Last week, four lobbyists filed a federal lawsuit seeking access to the building and lawmakers. The named defendants include Gov. Steve Sisolak, Attorney General Aaron Ford and Senate Majority Leader Nicole Cannizzaro.

“Defendants have continued to utilize the emergency directives to preclude lobbyist and the public from the state Capital to further their political agendas behind closed doors,” the lawsuit reads.

In addition, more than five dozen activist groups across the political spectrum sent a letter last week to lawmakers calling current options for citizen participation “grossly insufficient” and decrying limits on “the public’s ability to make their voices heard.” The missive points out that relying solely on virtual citizen input has greatly reduced public participation and transparency.

The Democratic majority in Carson City justifies the public freeze-out as necessary to ensure government “continuity” during the pandemic. But, according to the National Council of State Legislatures, several other states are holding open sessions, albeit with certain precautions. There have been no instances anywhere in the country where a state was thrown into chaos because its legislative body was unable to function because of a virus breakout.
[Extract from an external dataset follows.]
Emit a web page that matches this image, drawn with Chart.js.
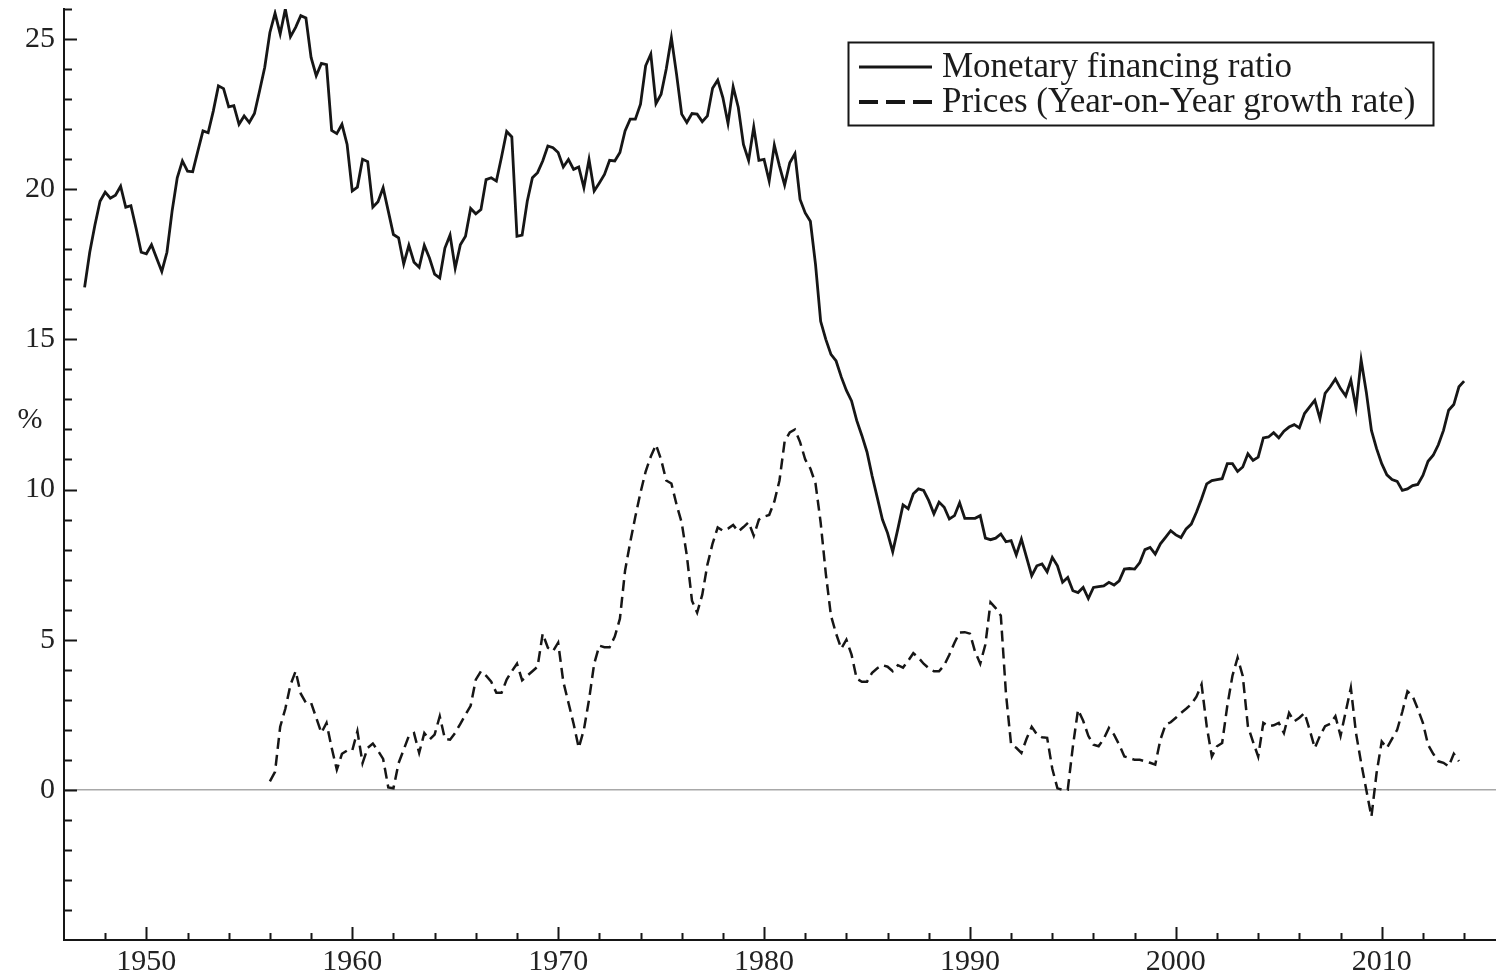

The lobbyists and advocates are absolutely correct to be concerned that shutting out the public could potentially change the fate of legislation. It’s easy for lawmakers to ignore an email or phone call, especially when they’re receiving hundreds of them a day. It’s much harder for them to ignore a lobbyist or citizen who can confront them in the halls or testify at a hearing. Legislation can also move so quickly that it’s imperative to have someone on the ground defending your interests or pointing out unintended consequences.

This is why businesses, unions and other parties use lobbyists. It’s why private citizens make their way to Carson City to press their points. Having citizens involved directly in the process influences legislators and legislation and leads to better outcomes.

There’s also a constitutional requirement that “the doors of each House shall be kept open during its session.” It further states, “Meetings of all legislative committees must be open to the public.” Given that Zoom didn’t exist in 1864, the Nevada Constitution was obviously written to promote the importance of allowing members of the public to be physically present to observe the process.

“As well-intentioned as these orders and emergency directives are with respect to the general public’s health, safety and welfare,” attorney Sigal Chattah argues in the lawsuit, “they have come at a steep price with respect to the complete and utter restraint on Nevadans’ civil rights and liberties.”

Yes, lawmakers are attempting to use technology to make hearings somewhat accessible. Members of the public may offer public comment virtually as well. But that’s a poor substitute for hearing from someone face-to-face.

Brenda Erdoes, the director of the Legislative Counsel Bureau, which provides legal advice to the Legislature, has said the public would be allowed back in after lawmakers and staff are vaccinated. It seems likely that won’t happen until April — if at all — and that would be more than halfway through the 120-day session. That’s not acceptable.

Businesses and houses of worship throughout Nevada have figured out how to open successfully under certain restrictions and with limited capacity. The state’s virus metrics have improved dramatically over the past seven weeks and continue to get better. It’s time for lawmakers to recognize current conditions and to unlock the doors. Nevadans who will bear the brunt of legislation passed this session deserve to have their voices heard loudly and clearly.